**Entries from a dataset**
* * *
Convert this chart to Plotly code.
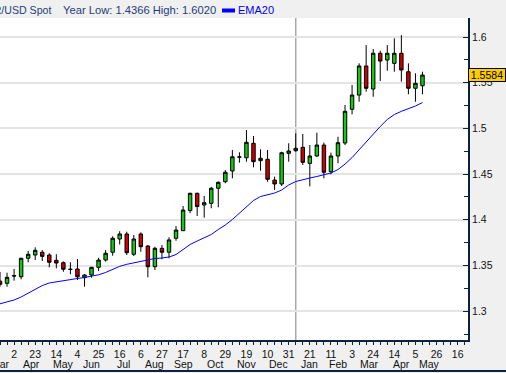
import pandas as pd
import plotly.graph_objects as go

# ---------------- data (weekly candles, Monday dates) ----------------
dates = pd.date_range("2007-03-19", periods=61, freq="7D")

opens = [1.3330, 1.3305, 1.3385, 1.3377, 1.3579, 1.3615, 1.3645, 1.3615, 1.3557, 1.3531,
         1.3460, 1.3462, 1.3367, 1.3396, 1.3480, 1.3560, 1.3645, 1.3790, 1.3845, 1.3623,
         1.3845, 1.3713, 1.3487, 1.3688, 1.3645, 1.3798, 1.3881, 1.4101, 1.4290, 1.4162,
         1.4180, 1.4345, 1.4417, 1.4534, 1.4685, 1.4679, 1.4837, 1.4647, 1.4662, 1.4435,
         1.4392, 1.4727, 1.4756, 1.4793, 1.4618, 1.4698, 1.4818, 1.4526, 1.4698, 1.4840,
         1.5209, 1.5365, 1.5683, 1.5431, 1.5822, 1.5748, 1.5712, 1.5822, 1.5620, 1.5439, 1.5467]
highs = [1.3430, 1.3421, 1.3462, 1.3585, 1.3659, 1.3699, 1.3669, 1.3634, 1.3623, 1.3545,
         1.3535, 1.3571, 1.3405, 1.3485, 1.3585, 1.3669, 1.3820, 1.3875, 1.3870, 1.3834,
         1.3863, 1.3724, 1.3706, 1.3724, 1.3809, 1.3932, 1.4151, 1.4297, 1.4297, 1.4260,
         1.4360, 1.4420, 1.4545, 1.4764, 1.4739, 1.4982, 1.4917, 1.4771, 1.4764, 1.4472,
         1.4745, 1.4837, 1.4946, 1.4939, 1.4818, 1.4953, 1.4845, 1.4735, 1.4909, 1.5256,
         1.5475, 1.5712, 1.5912, 1.5869, 1.5850, 1.5912, 1.5986, 1.6020, 1.5712, 1.5603, 1.5620]
lows = [1.3268, 1.3268, 1.3334, 1.3349, 1.3535, 1.3560, 1.3549, 1.3480, 1.3469, 1.3432,
        1.3404, 1.3341, 1.3268, 1.3367, 1.3439, 1.3542, 1.3607, 1.3730, 1.3615, 1.3604,
        1.3651, 1.3371, 1.3451, 1.3568, 1.3579, 1.3771, 1.3880, 1.4073, 1.4042, 1.4023,
        1.4126, 1.4137, 1.4400, 1.4454, 1.4625, 1.4636, 1.4575, 1.4537, 1.4417, 1.4326,
        1.4370, 1.4636, 1.4745, 1.4600, 1.4366, 1.4690, 1.4454, 1.4498, 1.4618, 1.4818,
        1.5154, 1.5292, 1.5402, 1.5347, 1.5519, 1.5631, 1.5620, 1.5511, 1.5373, 1.5292, 1.5373]
closes = [1.3294, 1.3371, 1.3388, 1.3579, 1.3623, 1.3666, 1.3600, 1.3535, 1.3527, 1.3459,
          1.3457, 1.3377, 1.3396, 1.3480, 1.3560, 1.3634, 1.3798, 1.3845, 1.3640, 1.3790,
          1.3706, 1.3487, 1.3688, 1.3645, 1.3780, 1.3888, 1.4107, 1.4290, 1.4145, 1.4187,
          1.4345, 1.4410, 1.4520, 1.4690, 1.4688, 1.4848, 1.4636, 1.4673, 1.4443, 1.4392,
          1.4734, 1.4753, 1.4782, 1.4629, 1.4698, 1.4818, 1.4520, 1.4698, 1.4844, 1.5187,
          1.5365, 1.5683, 1.5439, 1.5822, 1.5737, 1.5822, 1.5822, 1.5639, 1.5439, 1.5493, 1.5584]
ema20 = [1.3081, 1.3101, 1.3123, 1.3155, 1.3194, 1.3237, 1.3281, 1.3309, 1.3323, 1.3336,
         1.3349, 1.3358, 1.3369, 1.3380, 1.3398, 1.3424, 1.3456, 1.3491, 1.3513, 1.3527,
         1.3544, 1.3560, 1.3577, 1.3582, 1.3593, 1.3620, 1.3675, 1.3730, 1.3768, 1.3801,
         1.3839, 1.3894, 1.3943, 1.4003, 1.4069, 1.4145, 1.4211, 1.4255, 1.4276, 1.4293,
         1.4326, 1.4381, 1.4419, 1.4441, 1.4457, 1.4474, 1.4490, 1.4512, 1.4550, 1.4610,
         1.4681, 1.4769, 1.4857, 1.4939, 1.5021, 1.5097, 1.5152, 1.5187, 1.5212, 1.5245, 1.5283]

last_price = 1.5584
y_tick_vals = [1.3, 1.35, 1.4, 1.45, 1.5, 1.55, 1.6]
y_tick_text = ["1.3", "1.35", "1.4", "1.45", "1.5", "1.55", "1.6"]
month_names = ["Mar", "Apr", "May", "Jun", "Jul", "Aug", "Sep", "Oct", "Nov", "Dec",
               "Jan", "Feb", "Mar", "Apr", "May"]
title_left = "EUR/USD Spot"
title_mid = "Year Low: 1.4366 High: 1.6020"
legend_name = "EMA20"

# ---------------- layout helpers ----------------
W, H = 506, 373
ML, MR, MT, MB = 0, 38, 18, 33
PW, PH = W - ML - MR, H - MT - MB
x_range = ["2007-03-19", "2008-06-26 06:00"]
y_range = [1.2685, 1.6208]
NAVY = "#0c2340"
GRID = "#e4e4e4"
FONT = "Liberation Sans, Arial, sans-serif"


def px_x(p):
    return (p - ML) / PW


def px_y(p):
    return (H - MB - p) / PH


# first Monday of every month -> grid lines; month names centred between them
month_starts = pd.date_range("2007-03-01", "2008-07-01", freq="MS")
first_mondays = [pd.offsets.Week(weekday=0).rollforward(d) for d in month_starts]
month_mid = [first_mondays[i] + (first_mondays[i + 1] - first_mondays[i]) / 2
             for i in range(len(month_names))]

fig = go.Figure()
fig.add_trace(go.Candlestick(
    x=dates, open=opens, high=highs, low=lows, close=closes,
    increasing=dict(fillcolor="#14c814", line=dict(color="black", width=1)),
    decreasing=dict(fillcolor="#cc0000", line=dict(color="black", width=1)),
    whiskerwidth=0, showlegend=False, hoverinfo="skip"))
fig.add_trace(go.Scatter(
    x=dates, y=ema20, mode="lines", name=legend_name,
    line=dict(color="#0000ff", width=1), showlegend=False, hoverinfo="skip"))

annotations = []
annotations.append(dict(text=title_left, xref="paper", yref="paper", x=px_x(51), y=px_y(10),
                        xanchor="right", yanchor="middle", showarrow=False, borderpad=0, borderwidth=0,
                        font=dict(family=FONT, size=10.6, color="#1f3d7a")))
annotations.append(dict(text=title_mid, xref="paper", yref="paper", x=px_x(62.5), y=px_y(10),
                        xanchor="left", yanchor="middle", showarrow=False, borderpad=0, borderwidth=0,
                        font=dict(family=FONT, size=11.2, color="#1f3d7a")))
annotations.append(dict(text=legend_name, xref="paper", yref="paper", x=px_x(238), y=px_y(10),
                        xanchor="left", yanchor="middle", showarrow=False, borderpad=0, borderwidth=0,
                        font=dict(family=FONT, size=11, color="#0000ee")))
annotations.append(dict(text=f"{last_price:.4f}", xref="paper", yref="y", x=1.0, y=last_price,
                        xanchor="left", yanchor="middle", showarrow=False,
                        bgcolor="#ffcc00", bordercolor="black", borderwidth=1, borderpad=1,
                        width=34, height=10, font=dict(family=FONT, size=10.5, color="black")))
for name, mid in zip(month_names, month_mid):
    annotations.append(dict(text=name, xref="x", yref="paper", x=mid, y=px_y(364),
                            xanchor="center", yanchor="middle", showarrow=False,
                            borderpad=0, borderwidth=0,
                            font=dict(family=FONT, size=10.5, color="#111111")))

shapes = [
    # year separator
    dict(type="line", xref="x", yref="paper", x0="2008-01-07", x1="2008-01-07", y0=0, y1=1,
         line=dict(color="#a8a8a8", width=1.5), layer="below"),
    # bottom frame line
    dict(type="line", xref="paper", yref="paper", x0=0, x1=W / PW, y0=px_y(371), y1=px_y(371),
         line=dict(color=NAVY, width=2)),
    # legend swatch
    dict(type="rect", xref="paper", yref="paper", x0=px_x(222), x1=px_x(235),
         y0=px_y(12.5), y1=px_y(8.5), line=dict(width=0), fillcolor="#0000ff"),
]

fig.update_layout(
    width=W, height=H,
    margin=dict(l=ML, r=MR, t=MT, b=MB, pad=0),
    paper_bgcolor="#f0f0f0", plot_bgcolor="white",
    font=dict(family=FONT, size=10.5, color="#111111"),
    showlegend=False,
    xaxis=dict(type="date", range=x_range, rangeslider=dict(visible=False),
               showgrid=False, zeroline=False, showline=True, linecolor=NAVY, linewidth=2,
               ticks="outside", ticklen=3, tickcolor=NAVY, tickwidth=1,
               tick0="2007-04-02", dtick=21 * 86400000, tickformat="%-d",
               minor=dict(ticks="outside", ticklen=3, tickcolor=NAVY, tickwidth=1,
                          tick0="2007-04-02", dtick=7 * 86400000, showgrid=False),
               fixedrange=True),
    xaxis2=dict(type="date", overlaying="x", anchor="y", side="top", range=x_range,
                tickmode="array", tickvals=first_mondays, showticklabels=False, ticks="",
                showgrid=True, gridcolor=GRID, gridwidth=2,
                showline=True, linecolor="#8a8a8a", linewidth=1, zeroline=False),
    yaxis=dict(side="right", anchor="x", range=y_range,
               tickmode="array", tickvals=y_tick_vals, ticktext=y_tick_text,
               showgrid=True, gridcolor=GRID, gridwidth=2, zeroline=False,
               ticks="inside", ticklen=5, tickcolor=NAVY, tickwidth=1,
               minor=dict(ticks="inside", ticklen=4, tickcolor=NAVY, dtick=0.025, tick0=1.3,
                          showgrid=False),
               showline=True, linecolor=NAVY, linewidth=2),
    annotations=annotations,
    shapes=shapes,
)

fig.write_html("out.html", config={"displayModeBar": False, "staticPlot": True},
               post_script="document.body.style.margin='0';document.body.style.padding='0';")
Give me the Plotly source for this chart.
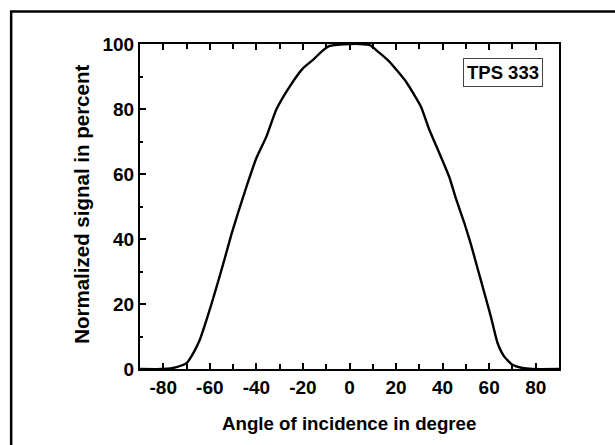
import plotly.graph_objects as go

# Data
angle_deg = [-90, -80, -74.3, -70, -67.1, -64.3, -61.7, -59.3, -56.4, -53.6, -50.7, -47.9,
             -44.3, -40, -35.7, -31.4, -25.7, -20, -15.7, -12.1, -8.6, -4.3, 0,
             4.3, 8.6, 12.5, 17.1, 24.3, 30.7, 34.3, 38.6, 42.9, 45.7, 49.3, 52.1, 55,
             57.9, 60.7, 63.6, 66.4, 70, 74.3, 78.6, 90]
signal_pct = [0, 0, 0.6, 1.8, 4.9, 9.0, 14.5, 20.0, 27.0, 34.0, 41.5, 48.0,
              56.0, 64.9, 71.5, 79.9, 86.9, 92.5, 95.1, 97.6, 99.4, 99.8, 100,
              100, 99.7, 97.5, 94.6, 88.4, 80.7, 73.6, 66.4, 59.0, 52.5, 45.0, 38.5, 31.0,
              23.5, 16.2, 8.0, 3.9, 1.3, 0.3, 0, 0]
x_ticks = [-80, -60, -40, -20, 0, 20, 40, 60, 80]
x_tick_labels = ["-80", "-60", "-40", "-20", "0", "20", "40", "60", "80"]
y_ticks = [0, 20, 40, 60, 80, 100]
y_tick_labels = ["0", "20", "40", "60", "80", "100"]
series_label = "TPS 333"
x_title = "Angle of incidence in degree"
y_title = "Normalized signal in percent"

FONT = "Liberation Sans, Arial, Helvetica, sans-serif"

fig = go.Figure()
fig.add_trace(go.Scatter(
    x=angle_deg, y=signal_pct, mode="lines",
    line=dict(color="black", width=2.4, shape="spline", smoothing=0.5),
    name=series_label, showlegend=False,
))

L, R, T, B = 140, 559.5, 44, 369.5
W, H = 615, 445
pw, ph = R - L, B - T

def px(x):
    return (x - L) / pw

def py(y):
    return (B - y) / ph

axis_common = dict(
    showgrid=False, zeroline=False, showline=True, linecolor="black", linewidth=2,
    ticks="inside", tickcolor="black", tickwidth=1.5, ticklen=6,
    tickfont=dict(family=FONT, size=19, color="black", weight="bold"),
)

fig.update_xaxes(
    range=[-90, 90], tickvals=x_ticks, ticktext=x_tick_labels, mirror="ticks",
    minor=dict(dtick=10, tick0=0, ticks="inside", ticklen=5, tickcolor="black", tickwidth=1.5),
    **axis_common,
)
fig.update_yaxes(
    range=[0, 100], tickvals=y_ticks, ticktext=y_tick_labels, mirror=True,
    minor=dict(dtick=10, tick0=0, ticks="inside", ticklen=3, tickcolor="black", tickwidth=1.5),
    **axis_common,
)

fig.add_annotation(
    text=x_title, xref="paper", yref="paper", x=px(349), y=py(424),
    xanchor="center", yanchor="middle", showarrow=False,
    font=dict(family=FONT, size=18.7, color="black", weight="bold"),
)
fig.add_annotation(
    text=y_title, xref="paper", yref="paper", x=px(82), y=py(205),
    xanchor="center", yanchor="middle", showarrow=False, textangle=-90,
    font=dict(family=FONT, size=20.5, color="black", weight="bold"),
)
fig.add_annotation(
    text=series_label, xref="paper", yref="paper", x=px(503.5), y=py(72.5),
    xanchor="center", yanchor="middle", showarrow=False,
    font=dict(family=FONT, size=18.5, color="black", weight="bold"),
    bordercolor="#444", borderwidth=1, borderpad=3, bgcolor="white",
)
# outer frame
fig.add_shape(
    type="rect", xref="paper", yref="paper",
    x0=px(11), x1=px(617), y0=py(452), y1=py(11.5),
    line=dict(color="black", width=2.5), layer="below",
)

fig.update_layout(
    width=W, height=H,
    margin=dict(l=L, r=W - R, t=T, b=H - B),
    paper_bgcolor="white", plot_bgcolor="white",
    font=dict(family=FONT, color="black"),
)

fig.write_html("out.html", config={"displayModeBar": False},
               post_script="document.body.style.margin='0';")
* * *
**Directions**
Keep the images out of the copy. Repeat word for word only the lines from the one containing "Give me the Plotly source for this chart." through the one containing "return (B - y) / ph", both ends included.

**Response**
Give me the Plotly source for this chart.
import plotly.graph_objects as go

# Data
angle_deg = [-90, -80, -74.3, -70, -67.1, -64.3, -61.7, -59.3, -56.4, -53.6, -50.7, -47.9,
             -44.3, -40, -35.7, -31.4, -25.7, -20, -15.7, -12.1, -8.6, -4.3, 0,
             4.3, 8.6, 12.5, 17.1, 24.3, 30.7, 34.3, 38.6, 42.9, 45.7, 49.3, 52.1, 55,
             57.9, 60.7, 63.6, 66.4, 70, 74.3, 78.6, 90]
signal_pct = [0, 0, 0.6, 1.8, 4.9, 9.0, 14.5, 20.0, 27.0, 34.0, 41.5, 48.0,
              56.0, 64.9, 71.5, 79.9, 86.9, 92.5, 95.1, 97.6, 99.4, 99.8, 100,
              100, 99.7, 97.5, 94.6, 88.4, 80.7, 73.6, 66.4, 59.0, 52.5, 45.0, 38.5, 31.0,
              23.5, 16.2, 8.0, 3.9, 1.3, 0.3, 0, 0]
x_ticks = [-80, -60, -40, -20, 0, 20, 40, 60, 80]
x_tick_labels = ["-80", "-60", "-40", "-20", "0", "20", "40", "60", "80"]
y_ticks = [0, 20, 40, 60, 80, 100]
y_tick_labels = ["0", "20", "40", "60", "80", "100"]
series_label = "TPS 333"
x_title = "Angle of incidence in degree"
y_title = "Normalized signal in percent"

FONT = "Liberation Sans, Arial, Helvetica, sans-serif"

fig = go.Figure()
fig.add_trace(go.Scatter(
    x=angle_deg, y=signal_pct, mode="lines",
    line=dict(color="black", width=2.4, shape="spline", smoothing=0.5),
    name=series_label, showlegend=False,
))

L, R, T, B = 140, 559.5, 44, 369.5
W, H = 615, 445
pw, ph = R - L, B - T

def px(x):
    return (x - L) / pw

def py(y):
    return (B - y) / ph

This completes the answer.